As I said earlier, a task is a scheduled coroutine run by the event loop. asyncio.create_task() creates a Task object. In the example below, using tasks will shorten the execution time from 6 to 3 seconds (longest sleep time).

import asyncio

async def fetch(ID, sleep):
    print(f"Coroutine {ID} has started.")
    await asyncio.sleep(sleep)
    return f"Data from coroutine {ID}"

async def main():
    # Method nr. 1
    task1 = asyncio.create_task(fetch(1, 1)) # scheduling a coroutine (creating a task)
    task2 = asyncio.create_task(fetch(2, 2))
    task3 = asyncio.create_task(fetch(3, 3))

    result1 = await task1 # awaiting a task (calling for its execution)
    result2 = await task2
    result3 = await task3

    print(result1, result2, result3)

    # Method nr. 2
    results = await asyncio.gather(fetch(1, 1), fetch(2, 2), fetch(3, 3))
    for result in results:
        print(result)

asyncio.run(main())
                                    

In the example below, we can see a TaskGroup usage example. It simplifies error handling when working with multiple tasks, ensuring that all tasks are either completed or canceled together.

import asyncio

async def fetch(ID, sleep):
    print(f"Coroutine {ID} has started.")
    await asyncio.sleep(sleep)
    return f"Data from coroutine {ID}"

async def main():
    tasks = []
    async with asyncio.TaskGroup() as tg:
        for i, sleep in enumerate([2, 1, 3], start = 1): # "start = 1" sets the starting index of the iteration to 1 instead of the default 0.
            print(i)
            task = tg.create_task(fetch(i, sleep))
            tasks.append(task)
    # The code will get past this point only after completing all the tasks stated above.
    results = [task.result() for task in tasks]

    for result in results:
        print("Received result:", result)

asyncio.run(main())                                        
                                    

In summary: A coroutine is a special function defined with async def. When called, it returns a coroutine object, which must be scheduled or awaited to be executed within the event loop. A task is a coroutine that has been scheduled for execution within the event loop (defined with asyncio.create_task()). Once scheduled, the event loop manages the task's execution, allowing it to run concurrently with other tasks. Awaiting a task is required to retrieve its result or ensure its completion. Async IO performs concurrent execution, but it does not involve true parallelism since only one task is executing at any given time within the event loop.

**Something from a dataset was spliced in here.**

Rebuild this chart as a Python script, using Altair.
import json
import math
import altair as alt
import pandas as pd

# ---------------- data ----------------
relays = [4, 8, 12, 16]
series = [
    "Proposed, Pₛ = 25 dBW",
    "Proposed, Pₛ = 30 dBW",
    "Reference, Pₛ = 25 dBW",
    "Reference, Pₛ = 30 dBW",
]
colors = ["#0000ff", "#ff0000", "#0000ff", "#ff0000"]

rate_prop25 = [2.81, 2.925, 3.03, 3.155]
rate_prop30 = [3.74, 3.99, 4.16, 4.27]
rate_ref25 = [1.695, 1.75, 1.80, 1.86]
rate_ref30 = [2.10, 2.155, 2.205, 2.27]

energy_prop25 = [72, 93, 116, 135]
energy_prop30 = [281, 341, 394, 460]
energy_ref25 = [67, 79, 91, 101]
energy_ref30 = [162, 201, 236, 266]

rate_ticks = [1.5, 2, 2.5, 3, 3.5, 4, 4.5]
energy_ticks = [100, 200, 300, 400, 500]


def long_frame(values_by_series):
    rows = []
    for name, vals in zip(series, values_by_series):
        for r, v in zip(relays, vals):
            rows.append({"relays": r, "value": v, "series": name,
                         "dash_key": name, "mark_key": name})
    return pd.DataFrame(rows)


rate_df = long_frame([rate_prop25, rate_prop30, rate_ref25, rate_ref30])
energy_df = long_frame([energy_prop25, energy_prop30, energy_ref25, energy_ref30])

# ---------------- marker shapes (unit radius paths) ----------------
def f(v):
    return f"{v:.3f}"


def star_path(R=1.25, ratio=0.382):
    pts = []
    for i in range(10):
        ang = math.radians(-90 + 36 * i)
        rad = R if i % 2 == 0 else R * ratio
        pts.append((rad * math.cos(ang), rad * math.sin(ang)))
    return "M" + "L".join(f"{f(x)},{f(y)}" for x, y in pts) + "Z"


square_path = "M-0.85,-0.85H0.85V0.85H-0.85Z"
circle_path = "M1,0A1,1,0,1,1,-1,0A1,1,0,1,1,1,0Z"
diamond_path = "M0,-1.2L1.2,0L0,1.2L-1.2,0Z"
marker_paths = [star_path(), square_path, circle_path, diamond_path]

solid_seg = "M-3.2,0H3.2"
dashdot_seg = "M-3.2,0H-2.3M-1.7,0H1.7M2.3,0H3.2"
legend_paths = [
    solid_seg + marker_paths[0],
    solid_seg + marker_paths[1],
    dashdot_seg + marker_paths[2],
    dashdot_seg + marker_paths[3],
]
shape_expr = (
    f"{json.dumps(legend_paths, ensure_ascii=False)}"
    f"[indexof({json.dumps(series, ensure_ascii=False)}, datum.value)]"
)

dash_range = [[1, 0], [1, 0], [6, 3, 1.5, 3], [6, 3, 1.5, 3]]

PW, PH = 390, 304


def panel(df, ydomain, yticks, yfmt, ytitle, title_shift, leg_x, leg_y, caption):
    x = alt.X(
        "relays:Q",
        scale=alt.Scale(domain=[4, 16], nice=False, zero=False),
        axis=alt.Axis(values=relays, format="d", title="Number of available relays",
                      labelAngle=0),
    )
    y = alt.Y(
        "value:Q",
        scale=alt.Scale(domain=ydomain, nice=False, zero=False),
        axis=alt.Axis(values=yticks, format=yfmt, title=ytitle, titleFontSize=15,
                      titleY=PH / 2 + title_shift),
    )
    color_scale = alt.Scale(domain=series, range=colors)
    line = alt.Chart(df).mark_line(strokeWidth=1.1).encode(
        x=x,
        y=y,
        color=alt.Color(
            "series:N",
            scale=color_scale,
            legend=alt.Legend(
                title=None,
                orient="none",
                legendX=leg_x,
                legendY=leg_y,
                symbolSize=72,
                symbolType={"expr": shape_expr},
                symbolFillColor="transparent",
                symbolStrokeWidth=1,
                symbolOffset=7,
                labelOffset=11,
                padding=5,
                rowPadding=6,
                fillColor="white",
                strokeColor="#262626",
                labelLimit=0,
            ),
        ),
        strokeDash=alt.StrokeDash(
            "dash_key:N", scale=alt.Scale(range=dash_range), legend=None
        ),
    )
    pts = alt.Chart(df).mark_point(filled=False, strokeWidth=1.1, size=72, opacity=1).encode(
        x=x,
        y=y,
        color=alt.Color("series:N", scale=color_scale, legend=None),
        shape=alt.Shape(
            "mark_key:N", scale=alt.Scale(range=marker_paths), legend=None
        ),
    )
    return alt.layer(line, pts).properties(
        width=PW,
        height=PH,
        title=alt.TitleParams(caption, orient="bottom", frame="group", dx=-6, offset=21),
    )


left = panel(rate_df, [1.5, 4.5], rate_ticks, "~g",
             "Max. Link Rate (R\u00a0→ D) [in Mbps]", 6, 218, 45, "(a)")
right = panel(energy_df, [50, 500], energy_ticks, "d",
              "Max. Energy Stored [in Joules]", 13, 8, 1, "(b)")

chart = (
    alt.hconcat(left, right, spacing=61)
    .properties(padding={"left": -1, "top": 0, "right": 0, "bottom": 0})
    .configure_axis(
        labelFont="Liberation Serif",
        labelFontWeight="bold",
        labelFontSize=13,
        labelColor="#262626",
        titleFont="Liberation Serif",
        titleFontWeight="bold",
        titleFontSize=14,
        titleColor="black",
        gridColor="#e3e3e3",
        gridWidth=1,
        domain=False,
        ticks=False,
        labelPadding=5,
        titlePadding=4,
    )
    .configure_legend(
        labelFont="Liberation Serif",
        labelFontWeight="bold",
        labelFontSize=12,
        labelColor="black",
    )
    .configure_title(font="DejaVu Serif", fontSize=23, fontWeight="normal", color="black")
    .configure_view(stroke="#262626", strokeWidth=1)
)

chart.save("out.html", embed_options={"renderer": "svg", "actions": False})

Threading should be used to leverage parallelism for I/O-bound tasks and multiprocessing for CPU-bound tasks. Async IO tasks are meant for I/O-bound tasks that involve high concurrency, in which we want to achieve better performance with lower overhead than threading. It is preferable over threading in most cases.

Synchronization

Lock

Async IO locks have the same purpose as thread locks. In the example below, five coroutines increment a shared resource 1,000 times each. The lock ensures synchronized access to avoid data corruption. The execution might take longer due to sequential access, but the shared data remains consistent.

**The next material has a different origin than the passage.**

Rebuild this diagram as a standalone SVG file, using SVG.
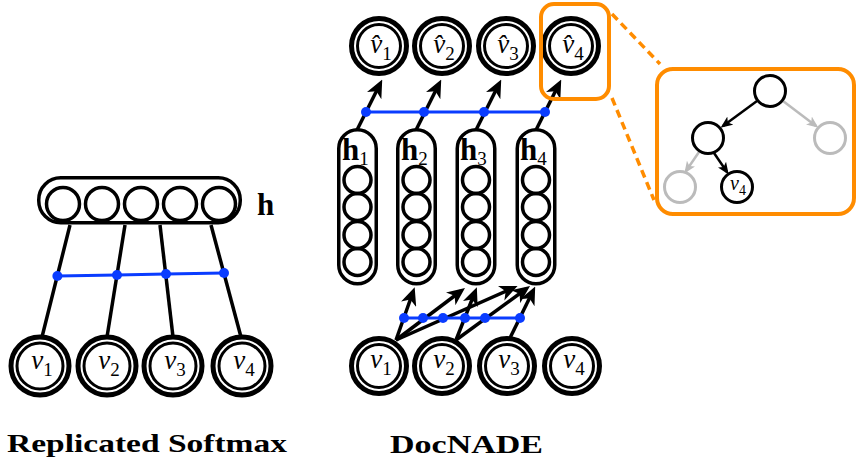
<svg xmlns="http://www.w3.org/2000/svg" width="857" height="463" viewBox="0 0 857 463">
<style>
.o{fill:#fff;stroke:#000;stroke-width:5}
.i{fill:none;stroke:#000;stroke-width:3}
.box{fill:#fff;stroke:#000;stroke-width:3.5}
.hc{fill:none;stroke:#000;stroke-width:3.5}
.ln{fill:none;stroke:#000;stroke-width:3.5}
.ar{fill:none;stroke:#000;stroke-width:3.5;marker-end:url(#ah)}
.bl{fill:none;stroke:#0a3cff;stroke-width:3}
.dot{fill:#0a3cff}
.v{font-family:"Liberation Serif",serif;font-style:italic;font-size:27px;fill:#000}
.s{font-style:normal;font-size:19px}
.hb{font-family:"Liberation Serif",serif;font-weight:bold;font-size:31px;fill:#000}
.hs{font-weight:normal;font-size:19px}
.cap{font-family:"Liberation Serif",serif;font-weight:bold;font-size:26px;fill:#000}
.org{fill:none;stroke:#ff8c00;stroke-width:4}
.dash{fill:none;stroke:#ff8c00;stroke-width:3.5;stroke-dasharray:8 5}
.tn{fill:#fff;stroke:#000;stroke-width:3}
.tg{fill:#fff;stroke:#bbb;stroke-width:3}
.ta{fill:none;stroke:#000;stroke-width:2.5;marker-end:url(#ahs)}
.tga{fill:none;stroke:#bbb;stroke-width:2.5;marker-end:url(#ahg)}
.tv{font-family:"Liberation Serif",serif;font-style:italic;font-size:20px;fill:#000}
.ts{font-style:normal;font-size:14px}
</style>
<defs>
<marker id="ah" viewBox="0 0 18 16" refX="13" refY="8" markerWidth="18" markerHeight="16" markerUnits="userSpaceOnUse" orient="auto"><path d="M0,0 L18,8 L0,16 L5,8 z" fill="#000"/></marker>
<marker id="ahs" viewBox="0 0 12 10" refX="9" refY="5" markerWidth="12" markerHeight="10" markerUnits="userSpaceOnUse" orient="auto"><path d="M0,0 L12,5 L0,10 L3,5 z" fill="#000"/></marker>
<marker id="ahg" viewBox="0 0 12 10" refX="9" refY="5" markerWidth="12" markerHeight="10" markerUnits="userSpaceOnUse" orient="auto"><path d="M0,0 L12,5 L0,10 L3,5 z" fill="#bbb"/></marker>
</defs>

<!-- Connectors -->
<g id="connectors">
  <!-- Replicated Softmax -->
  <line class="ln" x1="70" y1="225" x2="42" y2="337"/>
  <line class="ln" x1="125" y1="225" x2="107" y2="337"/>
  <line class="ln" x1="160" y1="225" x2="173" y2="337"/>
  <line class="ln" x1="211" y1="225" x2="241" y2="337"/>
  <polyline class="bl" points="57.4,276 117,275 166,274 224,273"/>
  <circle class="dot" cx="57.4" cy="276" r="5"/>
  <circle class="dot" cx="117" cy="275" r="5"/>
  <circle class="dot" cx="166" cy="274" r="5"/>
  <circle class="dot" cx="224" cy="273" r="5"/>
  <!-- DocNADE top -->
  <line class="ar" x1="357" y1="130" x2="380" y2="84"/>
  <line class="ar" x1="416" y1="130" x2="439" y2="84"/>
  <line class="ar" x1="476" y1="130" x2="499" y2="84"/>
  <line class="ar" x1="536" y1="130" x2="559" y2="84"/>
  <line class="bl" x1="366" y1="112" x2="545" y2="112"/>
  <circle class="dot" cx="366" cy="112" r="5"/>
  <circle class="dot" cx="424" cy="112" r="5"/>
  <circle class="dot" cx="484" cy="112" r="5"/>
  <circle class="dot" cx="545" cy="112" r="5"/>
  <!-- DocNADE bottom -->
  <line class="ar" x1="396" y1="340" x2="413" y2="292"/>
  <line class="ar" x1="396" y1="340" x2="461" y2="291"/>
  <line class="ar" x1="396" y1="340" x2="513" y2="288"/>
  <line class="ar" x1="456" y1="340" x2="475" y2="292"/>
  <line class="ar" x1="456" y1="340" x2="526" y2="289"/>
  <line class="ar" x1="510" y1="338" x2="533" y2="291"/>
  <line class="bl" x1="404" y1="318" x2="520" y2="318"/>
  <circle class="dot" cx="404" cy="318" r="5"/>
  <circle class="dot" cx="423" cy="318" r="5"/>
  <circle class="dot" cx="443" cy="318" r="5"/>
  <circle class="dot" cx="465" cy="318" r="5"/>
  <circle class="dot" cx="485" cy="318" r="5"/>
  <circle class="dot" cx="520" cy="318" r="5"/>
  <!-- zoom lines -->
  <line class="dash" x1="612" y1="14" x2="660" y2="64"/>
  <line class="dash" x1="612" y1="98" x2="654" y2="200"/>
  <!-- tree -->
  <line class="ta" x1="757" y1="101" x2="723" y2="126"/>
  <line class="tga" x1="783" y1="101" x2="816" y2="126"/>
  <line class="tga" x1="699" y1="152" x2="686" y2="171"/>
  <line class="ta" x1="714" y1="153" x2="727" y2="172"/>
</g>

<!-- Replicated Softmax -->
<g id="rs_h">
  <rect class="box" x="38.75" y="177.75" width="201.5" height="45" rx="22"/>
  <circle class="hc" cx="63" cy="204" r="16.5"/>
  <circle class="hc" cx="102" cy="204" r="16.5"/>
  <circle class="hc" cx="141" cy="204" r="16.5"/>
  <circle class="hc" cx="180" cy="204" r="16.5"/>
  <circle class="hc" cx="219" cy="204" r="16.5"/>
  <text class="hb" x="257" y="215">h</text>
</g>
<g id="rs_v1"><circle class="o" cx="40" cy="366" r="29"/><circle class="i" cx="40" cy="366" r="23"/><text class="v" x="42" y="369" text-anchor="middle">v<tspan class="s" dy="7">1</tspan></text></g>
<g id="rs_v2"><circle class="o" cx="107" cy="366" r="29"/><circle class="i" cx="107" cy="366" r="23"/><text class="v" x="109" y="369" text-anchor="middle">v<tspan class="s" dy="7">2</tspan></text></g>
<g id="rs_v3"><circle class="o" cx="173" cy="366" r="29"/><circle class="i" cx="173" cy="366" r="23"/><text class="v" x="175" y="369" text-anchor="middle">v<tspan class="s" dy="7">3</tspan></text></g>
<g id="rs_v4"><circle class="o" cx="242" cy="366" r="29"/><circle class="i" cx="242" cy="366" r="23"/><text class="v" x="244" y="369" text-anchor="middle">v<tspan class="s" dy="7">4</tspan></text></g>
<text class="cap" x="7" y="452" textLength="280" lengthAdjust="spacingAndGlyphs">Replicated Softmax</text>

<!-- DocNADE hidden columns -->
<g id="dn_h1">
  <rect class="box" x="338.75" y="129.75" width="37.5" height="154" rx="18.75"/>
  <circle class="hc" cx="357.5" cy="180" r="13.5"/><circle class="hc" cx="357.5" cy="207" r="13.5"/><circle class="hc" cx="357.5" cy="235" r="13.5"/><circle class="hc" cx="357.5" cy="262" r="13.5"/>
  <text class="hb" x="342" y="160">h<tspan class="hs" dy="5">1</tspan></text>
</g>
<g id="dn_h2">
  <rect class="box" x="397.75" y="129.75" width="37.5" height="154" rx="18.75"/>
  <circle class="hc" cx="416.5" cy="180" r="13.5"/><circle class="hc" cx="416.5" cy="207" r="13.5"/><circle class="hc" cx="416.5" cy="235" r="13.5"/><circle class="hc" cx="416.5" cy="262" r="13.5"/>
  <text class="hb" x="401" y="160">h<tspan class="hs" dy="5">2</tspan></text>
</g>
<g id="dn_h3">
  <rect class="box" x="457.25" y="129.75" width="37.5" height="154" rx="18.75"/>
  <circle class="hc" cx="476" cy="180" r="13.5"/><circle class="hc" cx="476" cy="207" r="13.5"/><circle class="hc" cx="476" cy="235" r="13.5"/><circle class="hc" cx="476" cy="262" r="13.5"/>
  <text class="hb" x="460" y="160">h<tspan class="hs" dy="5">3</tspan></text>
</g>
<g id="dn_h4">
  <rect class="box" x="517.25" y="129.75" width="37.5" height="154" rx="18.75"/>
  <circle class="hc" cx="536" cy="180" r="13.5"/><circle class="hc" cx="536" cy="207" r="13.5"/><circle class="hc" cx="536" cy="235" r="13.5"/><circle class="hc" cx="536" cy="262" r="13.5"/>
  <text class="hb" x="520" y="160">h<tspan class="hs" dy="5">4</tspan></text>
</g>

<!-- DocNADE outputs -->
<g id="dn_vh1"><circle class="o" cx="379" cy="46" r="27.5"/><circle class="i" cx="379" cy="46" r="21.5"/><text class="v" x="381" y="53" text-anchor="middle">v&#x302;<tspan class="s" dy="7">1</tspan></text></g>
<g id="dn_vh2"><circle class="o" cx="442" cy="46" r="27.5"/><circle class="i" cx="442" cy="46" r="21.5"/><text class="v" x="444" y="53" text-anchor="middle">v&#x302;<tspan class="s" dy="7">2</tspan></text></g>
<g id="dn_vh3"><circle class="o" cx="506" cy="46" r="27.5"/><circle class="i" cx="506" cy="46" r="21.5"/><text class="v" x="508" y="53" text-anchor="middle">v&#x302;<tspan class="s" dy="7">3</tspan></text></g>
<g id="dn_vh4"><circle class="o" cx="571" cy="46" r="27.5"/><circle class="i" cx="571" cy="46" r="21.5"/><text class="v" x="573" y="53" text-anchor="middle">v&#x302;<tspan class="s" dy="7">4</tspan></text></g>
<rect id="zoom_box" class="org" x="541" y="4" width="68" height="95" rx="13"/>

<!-- DocNADE inputs -->
<g id="dn_v1"><circle class="o" cx="379" cy="366" r="27.5"/><circle class="i" cx="379" cy="366" r="21.5"/><text class="v" x="381" y="368" text-anchor="middle">v<tspan class="s" dy="7">1</tspan></text></g>
<g id="dn_v2"><circle class="o" cx="442" cy="366" r="27.5"/><circle class="i" cx="442" cy="366" r="21.5"/><text class="v" x="444" y="368" text-anchor="middle">v<tspan class="s" dy="7">2</tspan></text></g>
<g id="dn_v3"><circle class="o" cx="507" cy="366" r="27.5"/><circle class="i" cx="507" cy="366" r="21.5"/><text class="v" x="509" y="368" text-anchor="middle">v<tspan class="s" dy="7">3</tspan></text></g>
<g id="dn_v4"><circle class="o" cx="572" cy="366" r="27.5"/><circle class="i" cx="572" cy="366" r="21.5"/><text class="v" x="574" y="368" text-anchor="middle">v<tspan class="s" dy="7">4</tspan></text></g>
<text class="cap" x="390" y="453" textLength="153" lengthAdjust="spacingAndGlyphs">DocNADE</text>

<!-- Tree inset -->
<rect id="tree_box" class="org" x="657" y="69" width="197" height="145" rx="16"/>
<g id="t_root"><circle class="tn" cx="770" cy="91" r="15.5"/></g>
<g id="t_left"><circle class="tn" cx="708" cy="138" r="15.5"/></g>
<g id="t_right"><circle class="tg" cx="830" cy="138" r="15.5"/></g>
<g id="t_ll"><circle class="tg" cx="680" cy="187" r="15.5"/></g>
<g id="t_v4"><circle class="tn" cx="737" cy="187" r="15.5"/><text class="tv" x="738" y="190" text-anchor="middle">v<tspan class="ts" dy="5">4</tspan></text></g>
</svg>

We use locks also for "normal" coroutines (not only tasks), even though they do not run concurrently. This is because a paused coroutine might be in the process of accessing or modifying a shared resource, and if another coroutine accesses that resource during that period, the data could become corrupted. This is also considered concurrent access.

import asyncio

shared_resource = 0
lock = asyncio.Lock()

async def increment():
    global shared_resource
    for i in range(1000):
        async with lock:
            print("Before modification:", shared_resource)
            shared_resource += 1
            await asyncio.sleep(1)
            print("After modification:", shared_resource)

async def main():
    results = await asyncio.gather(*(increment() for i in range(5))) 
    
asyncio.run(main())
                                    

The asterisk (*) unpacks the generator expression into individual coroutine arguments for gather(), allowing all the increment() coroutines to be executed in the event loop. A generator expression creates an iterator that produces items one at a time, which is more memory-efficient than a list comprehension, which generates an entire list in memory.

Semaphore

Unlike a lock, a semaphore allows a specified number of coroutines or tasks to access a resource at the same time. It ensures mutual exclusion based on the defined limit. The example below demonstrates controlled access to the resource. When setting the semaphore limit to 2, exactly two threads can access the resource simultaneously. Threads can also use semaphores.

import asyncio

async def access_resource(semaphore, id):
    async with semaphore:
        print("Accessing resource:", id)
        await asyncio.sleep(1)
        print("Releasing resource:", id)

async def main():
    semaphore = asyncio.Semaphore(2)
    await asyncio.gather(*(access_resource(semaphore, i) for i in range(5)))

asyncio.run(main())
                                    

Event

An event provides a way for one coroutine to signal another, allowing them to synchronize actions. The f1 coroutine waits for the event to be set, pausing its execution. The f2 coroutine sets the event after a 2-second delay, allowing f1 to resume. This way the f1 will execute a given fragment of code only after the f2 coroutine has signaled it is ready (e.g., it might have been preparing data).

import asyncio

async def f1(event):
    print("Waiting for the event to be set.")
    await event.wait()
    print("Continuing execution.")
    
async def f2(event):
    await asyncio.sleep(2)
    event.set()
    print("The event has been set.")
    
async def main():
    event = asyncio.Event()
    await asyncio.gather(f1(event), f2(event))

asyncio.run(main())
                                    

The asyncio module also provides something called futures. You will likely never use something like that but if you'd like to know more, check the documentation.